Source: Jacques Pharand.
Comme chacun, je m’interroge sur mon rôle dans le grand Tout qui m’entoure. Il n’y a pas si longtemps, la Terre et les humains étaient le centre de l’univers. Cette belle vision qui nous rendait si sûrs de notre raison d’être au monde a été joyeusement piétinée par Copernic, Galilée, Newton et tous leurs descendants. Un beau feu dans la nuit. Je regarde avec intérêt l’évolution des théories physiques qui chaque fois semblent relayer l’homme un peu plus dans la périphérie universelle.
Même en ayant intégré notre insignifiance totale, quelque part entre d’hypothétiques super-cordes et un univers dont l’expansion s’accélère, avons-nous encore quelque innocence à perdre?
Dans The race against the machine, Brynjolfsson et McAfee développent l’idée d’une économie rendue cul par-dessus tête par une accélération des technologies numériques qui n’a rien à envier à l’expansion de l’univers. Un monde dans lequel la maîtrise des outils numériques semble l’unique voie pour avoir sa place au soleil, ou en tous cas pour ne pas l’avoir trop à l’ombre. Difficile de ne pas avoir déjà concédé la victoire à la puce de silicium pour ce qui est de la puissance de calcul “bête et méchante”.
Mais si cette puce grappillait aussi l’intuition, le jugement, l’analyse dont nous sommes si fiers? Des analyses psychologiques montrent que le palais de glace que nous appelons raison nous prend en traitre. Les biais cognitifs se multiplient, notre cerveau se piège lui-même. Comme le montre Kahneman, nos choix ne sont que la somme de préconceptions que nous ne maitrisons pas, aveuglés par le peu que nous voyons, nous ignorons… que nous ignorons, au point que de simples algorithmes semblent de meilleur conseil que les expert les plus renommés.

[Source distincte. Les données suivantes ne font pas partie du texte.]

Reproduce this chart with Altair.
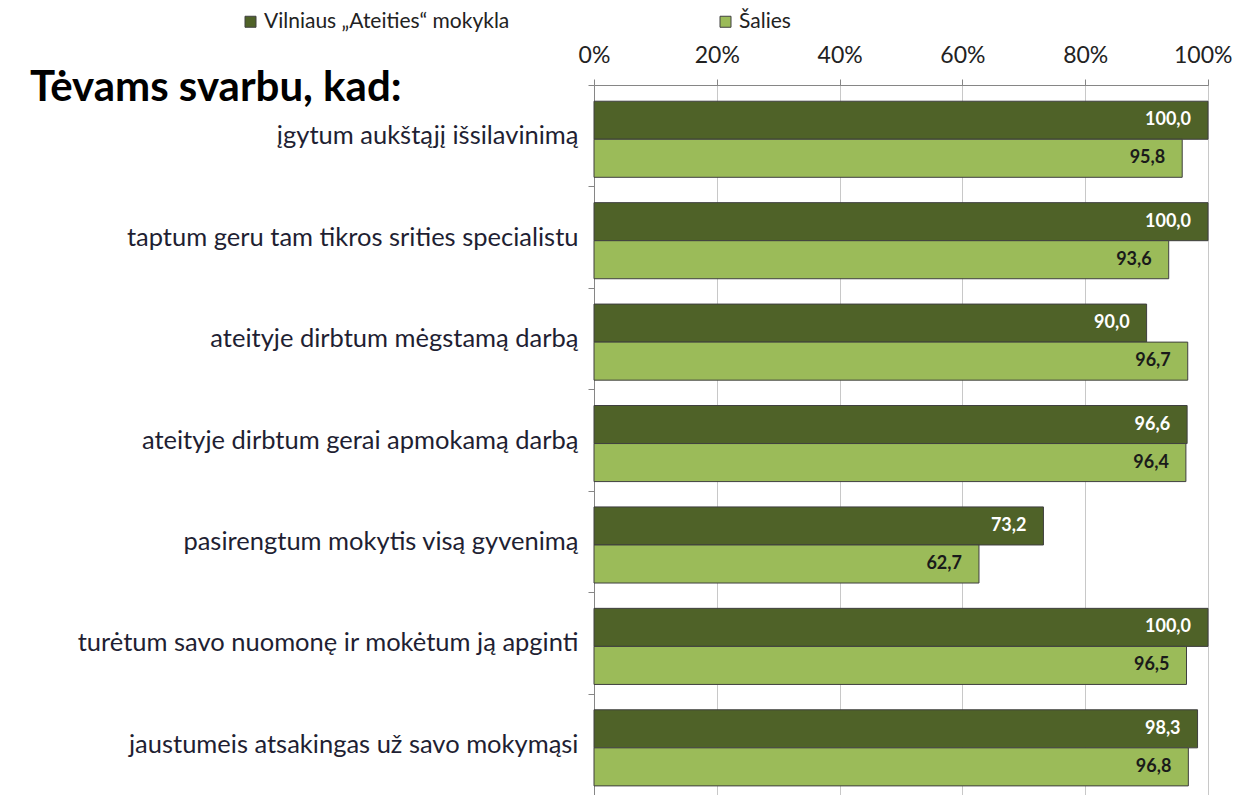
import altair as alt
import pandas as pd

categories = [
    "įgytum aukštąjį išsilavinimą",
    "taptum geru tam tikros srities specialistu",
    "ateityje dirbtum mėgstamą darbą",
    "ateityje dirbtum gerai apmokamą darbą",
    "pasirengtum mokytis visą gyvenimą",
    "turėtum savo nuomonę ir mokėtum ją apginti",
    "jaustumeis atsakingas už savo mokymąsi",
]
series = ["Vilniaus „Ateities“ mokykla", "Šalies"]
vilnius = [100.0, 100.0, 90.0, 96.6, 73.2, 100.0, 98.3]
salies = [95.8, 93.6, 96.7, 96.4, 62.7, 96.5, 96.8]
vilnius_labels = ["100,0", "100,0", "90,0", "96,6", "73,2", "100,0", "98,3"]
salies_labels = ["95,8", "93,6", "96,7", "96,4", "62,7", "96,5", "96,8"]
x_ticks = [0, 20, 40, 60, 80, 100]
title_text = "Tėvams svarbu, kad:"

rows = []
for c, v, l in zip(categories, vilnius, vilnius_labels):
    rows.append({"cat": c, "series": series[0], "value": v, "label": l})
for c, v, l in zip(categories, salies, salies_labels):
    rows.append({"cat": c, "series": series[1], "value": v, "label": l})
df = pd.DataFrame(rows)

FONT = "Lato"
DARK = "#4f6228"
LIGHT = "#9bbb59"

y_enc = alt.Y("cat:N", sort=categories,
              scale=alt.Scale(paddingInner=0, paddingOuter=0),
              axis=alt.Axis(title=None, tickBand="extent", tickSize=6, labelPadding=10,
                            labelFontSize=25.5, labelFont=FONT, labelColor="#1f1f33",
                            domainColor="#868686", tickColor="#868686", grid=False,
                            labelLimit=700))
yoff_enc = alt.YOffset("series:N", sort=series,
                       scale=alt.Scale(paddingInner=0, paddingOuter=0.333, align=0.64))
x_enc = alt.X("value:Q", scale=alt.Scale(domain=[0, 100], nice=False),
              axis=alt.Axis(orient="top", values=x_ticks, title=None,
                            labelExpr="datum.value + '%'", labelFontSize=23,
                            labelFont=FONT, labelColor="#222222", labelFlush=False,
                            labelAlign={"expr": "datum.value == 100 ? 'right' : 'center'"},
                            labelOffset={"expr": "datum.value == 100 ? 24 : 0"},
                            tickSize=6, labelPadding=12, tickColor="#868686",
                            domainColor="#868686", gridColor="#c8c8c8"))

bars = alt.Chart(df).mark_bar(stroke="#3f3f3f", strokeWidth=1).encode(
    y=y_enc, yOffset=yoff_enc, x=x_enc,
    color=alt.Color("series:N", sort=series,
                    scale=alt.Scale(domain=series, range=[DARK, LIGHT]),
                    legend=alt.Legend(title=None, orient="none", legendX=-354, legendY=-74,
                                      direction="horizontal", columns=2, columnPadding=205,
                                      labelFont=FONT, labelFontSize=21, labelColor="#222222",
                                      labelLimit=600,
                                      symbolType="square", symbolSize=121,
                                      symbolStrokeColor="#404040", symbolStrokeWidth=1,
                                      labelOffset=3)),
)

texts = alt.Chart(df).mark_text(align="right", baseline="middle", dx=-17,
                                font=FONT, fontSize=18, fontWeight="bold").encode(
    y=alt.Y("cat:N", sort=categories), yOffset=alt.YOffset("series:N", sort=series),
    x="value:Q", text="label:N",
    fill=alt.condition(alt.datum.series == series[0], alt.value("white"), alt.value("#1a1a1a")),
)

title_layer = alt.Chart(pd.DataFrame({"t": [title_text]})).mark_text(
    align="left", baseline="alphabetic", font=FONT, fontSize=42, fontWeight="bold",
    color="#000000").encode(text="t:N", x=alt.value(-564), y=alt.value(16))

chart = alt.layer(bars, texts, title_layer).properties(
    width=614, height=710,
    autosize=alt.AutoSizeParams(type="none"),
    padding={"left": 586, "top": 77, "right": 25, "bottom": 0},
).configure_view(stroke="#868686", strokeWidth=1)

chart.save("out.html", embed_options={"renderer": "svg", "actions": False})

La machine n’est pas juste meilleure en calcul: correctement calibrée, elle est capable de tirer parti d’informations qu’un cerveau normalement constitué se refuse simplement à prendre en compte.
Comment vivre le fait de n’être que l’exécutant d’un algorithme programmatique? Certains le vivent déjà et l’expérience ne semble pas vraiment enrichissante. Pouvons nous vivre avec l’idée que les mathématiques et l’informatique décident de qui embaucher, des placements à faire, des jugements rendus, des guerres à mener, des personnes à aimer?
Ça peut sembler extrême, pourtant l’intermédiation des algorithmes est déjà là. Sommes-nous sur le point de vivre une n-ième blessure narcissique?